Albert Einstein on the RSL (The Belgenland) - Photo credits RSL Museum

The Red Star Line brought over two million European migrants to America. All of them contributed to American society. Some of them went on to achieve great things. Here's the story of two 'famous passengers".

Irving Berlin

Irving Berlin - Visit Flanders New York

Among the two million Europeans who traveled to America on the Red Star Line was a five-year-old boy from Russia. That boy’s name was Israel ‘Izzy’ Beilin, and he would grow up to gain worldwide fame with songs like White Christmas, Puttin’ on the Ritz and There’s No Business Like Show Business.

“My father didn’t take off by himself”, says Mary Barrett, Irving Berlin’s daughter, who still lives in New York. “He traveled with his parents, five sisters and a brother. They had fled to Antwerp from Tyumen, a little village in Eastern Russia on the border with Siberia. Their house had been set on fire during the pogrom of 1893 – the violent persecution of Jews, which caused hundreds of thousands of Russian Jews to flee. Many went to America.”

During the great crossing little Irving got a tangible reminder of his Red Star Line adventure. "A passenger on a higher deck accidentally dropped his pocket knife", Mary relates. "It landed on my father's forehead and left a scar. He often showed it to me. He seemed to be proud of it: it reminded him of his European roots."

Albert Einstein

Albert Einstein - Visit Flanders New York

The physicist Albert Einstein, whom Time Magazine proclaimed ‘Man of the Century’ in 2000, was a regular passenger on the Red Star Line. Einstein was Austrian by origin and lived in Berlin, but he had family in Antwerp and was a good friend of Queen Elizabeth of Belgium, the painter James Ensor and other Belgian personalities.

In the summer of 1932, the Reichstag elections made Hitler’s Nazi party the largest in Germany. This was followed by violent riots and Einstein, who had called for resistance to the Nazis, was advised to leave Berlin until calm was restored. He travelled to Belgium and while there decided to take up the offer of a part-time appointment at the Princeton Institute for Advanced Studies. His intention was to divide his time between Germany and America.

When Hitler came to power in Germany on 23th March 1933, Albert Einstein and his wife Elza Koch were on their way back from the United States to Berlin. While onboard the Red Star Line’s Belgenland he learnt that the Nazis had confiscated all his possessions and had unleashed a proper witch-hunt against the Jews. They decided it was not possible for them to return to Germany. After the Belgenland arrived in Antwerp (March 28th, 1933), the couple travelled on to the Belgian coast. Queen Elizabeth was fearful for Einstein’s safety and ordered the gendarmerie to keep him under constant protection.
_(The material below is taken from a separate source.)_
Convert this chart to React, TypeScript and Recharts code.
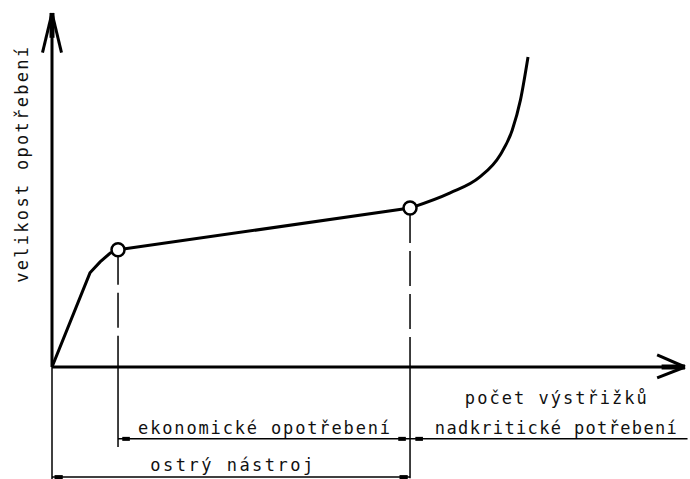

All this fuss about him did not prevent Einstein from giving several talks and receiving friends such as the painter James Ensor and the writer Aldous Huxley. It was probably the Nazis' murder of Professor Theodore Lessing in Czechoslovakia on August 31st 1933 that convinced Einstein of the danger he was in. Shortly afterwards he left as inconspicuously as possible for London. A few weeks later Elza also left Belgium, via Antwerp, on board the SS Westernland. Einstein himself boarded the ship in Southampton to accompany his wife to America. They sailed into New York on October 17th 1933.